Type: 
Colloquium
Date-Time: 
Monday, May 9, 2011 - 16:00
Location: 
Wngr 153
Event Speaker: 
Hiroshi Yanagi, Yamanashi University
Local Contact: 
Tate
Abstract: 

DUE TO UNEXPECTED CIRCUMSTANCES THIS TALK HAS BEEN POSTPONED

Carrier injection barriers at electrode/organic semiconductor interfaces are in general large (e.g. > 1 eV) in organic light emitting diodes (OLEDs) and a serious obstruction for stable and low power consumption device operation. To reduce an electron injection barrier (EEIB), a low work function material is suitable for a cathode because electron affinities of electron transport organic layers are smaller than the work functions of typical cathode materials. On the other hand, indium tin oxide (ITO) is widely used as a transparent anode in OLEDs with a relatively small hole injection barriers (EHIB) of 0.6–1 eV although ITO is an n-type conductor. The low EHIB is attained by oxidizing the ITO surface to reduce the Fermi level, but it increases the contact resistance. In this sense, using p-type materials would be more adequate for lowering EHIB, because a higher work function is expected.
12CaO·7Al2O3 electride (C12A7:e-) is a good candidate for a high-efficiency cathode because C12A7:e- has a small work function of ~2.4 eV and chemical stability at the same time [1]. On the other hand LaCuOSe and CuxSe are possible candidate of anodes: LaCuOSe is a p-type transparent degenerate semiconductor [2]. CuxSe film deposited at room temperature shows high p-type conductivity [3]. Interfacial electronic structure between these inorganic materials and typical organic semiconductors were studied by photoelectron spectroscopy. Small EEIB of ~0.8 eV (at C12A7:e-/Alq3 interface) and EHIBs of ~0.3 eV (at LaCuOSe/NPB) and ~0.4 eV (Cu2Se/NPB) were obtained by optimizing surface treatment conditions. Finally, prototype OLEDs were fabricated by using these electrodes.
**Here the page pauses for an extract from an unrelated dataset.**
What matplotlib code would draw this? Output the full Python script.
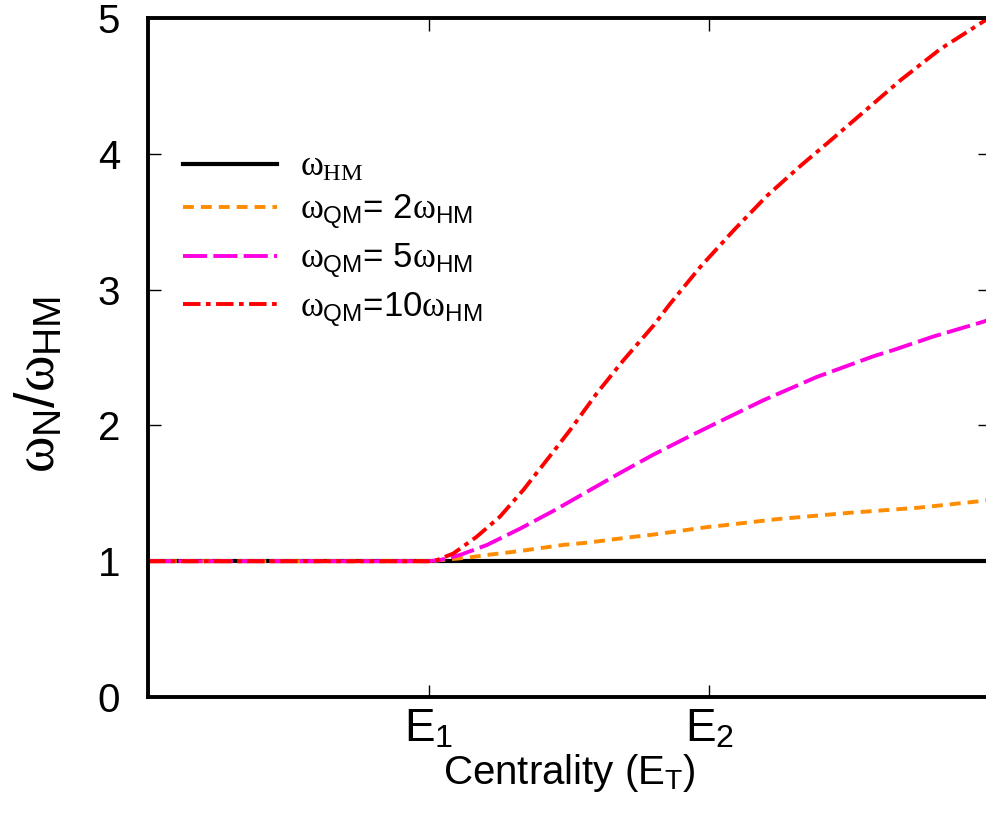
import numpy as np
import matplotlib
matplotlib.use('Agg')
import matplotlib.pyplot as plt

plt.rcParams['font.family'] = ['Liberation Sans', 'DejaVu Sans']
plt.rcParams['mathtext.fontset'] = 'custom'
plt.rcParams['mathtext.rm'] = 'Liberation Sans'
plt.rcParams['mathtext.it'] = 'Liberation Serif'
plt.rcParams['mathtext.bf'] = 'Liberation Sans:bold'

# centrality axis: E1 = 1, E2 = 2
x_hm = [0.0, 3.0]
y_hm = [1.0, 1.0]

x_2 = [0.0, 0.5, 1.0, 1.071, 1.148, 1.224, 1.326, 1.479, 1.563, 1.732, 1.801, 1.988,
       2.038, 2.242, 2.497, 2.751, 3.0]
y_2 = [1.0, 1.0, 1.0, 1.013, 1.029, 1.05, 1.075, 1.12, 1.136, 1.18, 1.196, 1.25,
       1.261, 1.31, 1.356, 1.395, 1.45]

x_5 = [0.0, 0.5, 1.0, 1.041, 1.112, 1.207, 1.326, 1.444, 1.563, 1.682, 1.801, 1.92,
       2.038, 2.191, 2.382, 2.586, 2.656, 2.799, 2.977, 3.0]
y_5 = [1.0, 1.0, 1.0, 1.009, 1.046, 1.119, 1.24, 1.37, 1.51, 1.65, 1.785, 1.91,
       2.03, 2.184, 2.356, 2.51, 2.555, 2.655, 2.764, 2.78]

x_10 = [0.0, 0.5, 1.0, 1.029, 1.088, 1.171, 1.254, 1.337, 1.421, 1.504, 1.599, 1.694,
        1.801, 1.86, 1.967, 2.086, 2.205, 2.324, 2.43, 2.537, 2.68, 2.822, 2.977, 3.0]
y_10 = [1.0, 1.0, 1.0, 1.008, 1.057, 1.18, 1.328, 1.524, 1.745, 1.966, 2.236, 2.48,
        2.735, 2.895, 3.165, 3.435, 3.69, 3.91, 4.095, 4.285, 4.54, 4.77, 4.975, 5.0]

xticks = [1, 2]
xticklabels = [r'$\mathrm{E}_{\mathrm{1}}$', r'$\mathrm{E}_{\mathrm{2}}$']

fig = plt.figure(figsize=(9.86, 8.14), dpi=100)
ax = fig.add_axes([148/986, 1-697/814, 842/986, 679/814])

lw = 2.8
ax.plot(x_hm, y_hm, color='black', lw=3, label=r'$\omega_{HM}$')
ax.plot(x_2, y_2, color='#ff8c00', lw=lw, linestyle=(0, (2.8, 1.8)),
        label=r'$\omega_{\mathrm{QM}}$= 2$\omega_{\mathrm{HM}}$')
ax.plot(x_5, y_5, color='#ff00e0', lw=lw, linestyle=(0, (6.2, 1.6)),
        label=r'$\omega_{\mathrm{QM}}$= 5$\omega_{\mathrm{HM}}$')
ax.plot(x_10, y_10, color='#ff0000', lw=lw, linestyle=(0, (4.5, 1.4, 1.2, 1.4)),
        label=r'$\omega_{\mathrm{QM}}$=10$\omega_{\mathrm{HM}}$')

ax.set_xlim(0, 3)
ax.set_ylim(0, 5)
ax.set_xticks(xticks)
ax.set_xticklabels(xticklabels, fontsize=33)
ax.set_yticks([0, 1, 2, 3, 4, 5])
ax.tick_params(axis='y', labelsize=29, pad=20)
ax.tick_params(axis='x', pad=8)
ax.tick_params(direction='in', length=9, width=1, top=True, right=True)
for s in ax.spines.values():
    s.set_linewidth(2.8)

ax.set_xlabel(r'Centrality ($\mathrm{E}_{\mathrm{T}}$)', fontsize=29, labelpad=0)
ax.set_ylabel(r'$\omega_{\mathrm{N}}\mathrm{/}\omega_{\mathrm{HM}}$', fontsize=40)
ax.yaxis.set_label_coords(-0.097, 0.46)

ax.legend(loc='upper left', bbox_to_anchor=(0.005, 0.852), frameon=False, fontsize=25,
          handlelength=2.7, handletextpad=0.65, labelspacing=0.3)

plt.savefig('out.png', dpi=100)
The combination of C12A7:e- and CuxSe was effective to fabricate a highly efficient inverted top-emitting OLED.
(This work was carried out in Tokyo Tech, Hosono Group.)

References
[1] Matsuishi et al. Science, 301, 626 (2003); S.W. Kim et al. Nano Letters, 7, 1138 (2007); Toda et al. Adv. Mater., 19, 3564 (2007).
[2] Hiramatsu et al. Phys. Status Solidi (a) 203 2800 (2006).
[3] Hiramatsu et al. Phys. Stat. Solidi (a), 205, 2007 (2008).

Related publications
[1] K.B. Kim et al. J. Phys. Chem., C, 111, 8403 (2007).
[2] H. Yanagi et al. Organic Electronics, 9, 890 (2008).
[3] H. Hiramatsu et al. J. Appl. Phys., 104, 113723 (2008).
[4] H. Yanagi et al. J. Phys. Chem. C, 113, 18379 (2009).